--- Start of Data provided ---
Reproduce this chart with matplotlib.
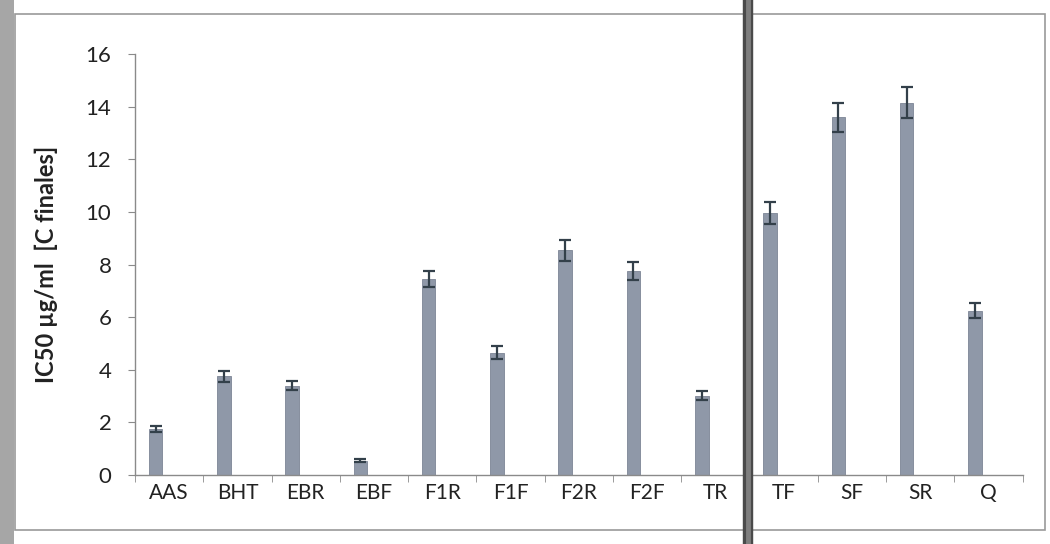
import numpy as np
import matplotlib
matplotlib.use("Agg")
import matplotlib.pyplot as plt
from matplotlib.lines import Line2D
from matplotlib.patches import Rectangle

plt.rcParams['font.family'] = ['Lato', 'DejaVu Sans']

# data
samples = ['AAS', 'BHT', 'EBR', 'EBF', 'F1R', 'F1F', 'F2R', 'F2F', 'TR', 'TF', 'SF', 'SR', 'Q']
ic50 = [1.75, 3.75, 3.4, 0.55, 7.45, 4.65, 8.55, 7.75, 3.02, 9.95, 13.6, 14.15, 6.25]
ic50_err = [0.1, 0.22, 0.18, 0.06, 0.32, 0.25, 0.4, 0.35, 0.16, 0.42, 0.55, 0.6, 0.28]

axis_grey = '#8a8a8a'

fig = plt.figure(figsize=(10.5, 5.44), dpi=100)
ax = fig.add_axes([0.1286, 0.1268, 0.8454, 0.7739])

x = np.arange(len(samples))
ax.bar(x - 0.2, ic50, width=0.2, color='#8f98a8', edgecolor='#7d8595', linewidth=0.6,
       yerr=ic50_err, error_kw=dict(ecolor='#33404a', elinewidth=1.6, capsize=4, capthick=1.6))

ax.set_xlim(-0.5, len(samples) - 0.5)
ax.set_ylim(0, 16)
ax.set_yticks(np.arange(0, 17, 2))
ax.set_xticks(x)
ax.set_xticklabels(samples)
ax.set_xticks(np.arange(-0.5, len(samples), 1), minor=True)
ax.tick_params(axis='x', which='major', length=0, pad=6, labelsize=15, labelcolor='#222222')
ax.tick_params(axis='x', which='minor', length=5, color=axis_grey, direction='out')
ax.tick_params(axis='y', length=5, color=axis_grey, labelsize=16, pad=12, labelcolor='#222222')

for side in ['top', 'right']:
    ax.spines[side].set_visible(False)
for side in ['left', 'bottom']:
    ax.spines[side].set_color(axis_grey)
    ax.spines[side].set_linewidth(1.0)

ax.set_ylabel('IC50 µg/ml  [C finales]', fontsize=17, fontweight='bold', labelpad=20, color='#222222')

# frame of the scanned page
fig.add_artist(Rectangle((15 / 1050, 14 / 544), 1030 / 1050, 516 / 544, transform=fig.transFigure,
                         fill=False, edgecolor='#9a9a9a', linewidth=1.2))
fig.add_artist(Rectangle((0, 0), 14 / 1050, 1, transform=fig.transFigure,
                         facecolor='#a6a6a6', edgecolor='none'))
# dark fold line across the scan
fig.add_artist(Line2D([748 / 1050, 748 / 1050], [0, 1], transform=fig.transFigure,
                      color='#4a4a4a', linewidth=7.5))
fig.add_artist(Line2D([748 / 1050, 748 / 1050], [0, 1], transform=fig.transFigure,
                      color='#7e7e7e', linewidth=3.5))

fig.savefig('out.png', dpi=100)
--- End of Data provided ---
Retype the listing exactly. Pictures do not belong in the copy.

## Answer to the task
Reproduce this chart with matplotlib.
import numpy as np
import matplotlib
matplotlib.use("Agg")
import matplotlib.pyplot as plt
from matplotlib.lines import Line2D
from matplotlib.patches import Rectangle

plt.rcParams['font.family'] = ['Lato', 'DejaVu Sans']

# data
samples = ['AAS', 'BHT', 'EBR', 'EBF', 'F1R', 'F1F', 'F2R', 'F2F', 'TR', 'TF', 'SF', 'SR', 'Q']
ic50 = [1.75, 3.75, 3.4, 0.55, 7.45, 4.65, 8.55, 7.75, 3.02, 9.95, 13.6, 14.15, 6.25]
ic50_err = [0.1, 0.22, 0.18, 0.06, 0.32, 0.25, 0.4, 0.35, 0.16, 0.42, 0.55, 0.6, 0.28]

axis_grey = '#8a8a8a'

fig = plt.figure(figsize=(10.5, 5.44), dpi=100)
ax = fig.add_axes([0.1286, 0.1268, 0.8454, 0.7739])

x = np.arange(len(samples))
ax.bar(x - 0.2, ic50, width=0.2, color='#8f98a8', edgecolor='#7d8595', linewidth=0.6,
       yerr=ic50_err, error_kw=dict(ecolor='#33404a', elinewidth=1.6, capsize=4, capthick=1.6))

ax.set_xlim(-0.5, len(samples) - 0.5)
ax.set_ylim(0, 16)
ax.set_yticks(np.arange(0, 17, 2))
ax.set_xticks(x)
ax.set_xticklabels(samples)
ax.set_xticks(np.arange(-0.5, len(samples), 1), minor=True)
ax.tick_params(axis='x', which='major', length=0, pad=6, labelsize=15, labelcolor='#222222')
ax.tick_params(axis='x', which='minor', length=5, color=axis_grey, direction='out')
ax.tick_params(axis='y', length=5, color=axis_grey, labelsize=16, pad=12, labelcolor='#222222')

for side in ['top', 'right']:
    ax.spines[side].set_visible(False)
for side in ['left', 'bottom']:
    ax.spines[side].set_color(axis_grey)
    ax.spines[side].set_linewidth(1.0)

ax.set_ylabel('IC50 µg/ml  [C finales]', fontsize=17, fontweight='bold', labelpad=20, color='#222222')

# frame of the scanned page
fig.add_artist(Rectangle((15 / 1050, 14 / 544), 1030 / 1050, 516 / 544, transform=fig.transFigure,
                         fill=False, edgecolor='#9a9a9a', linewidth=1.2))
fig.add_artist(Rectangle((0, 0), 14 / 1050, 1, transform=fig.transFigure,
                         facecolor='#a6a6a6', edgecolor='none'))
# dark fold line across the scan
fig.add_artist(Line2D([748 / 1050, 748 / 1050], [0, 1], transform=fig.transFigure,
                      color='#4a4a4a', linewidth=7.5))
fig.add_artist(Line2D([748 / 1050, 748 / 1050], [0, 1], transform=fig.transFigure,
                      color='#7e7e7e', linewidth=3.5))

fig.savefig('out.png', dpi=100)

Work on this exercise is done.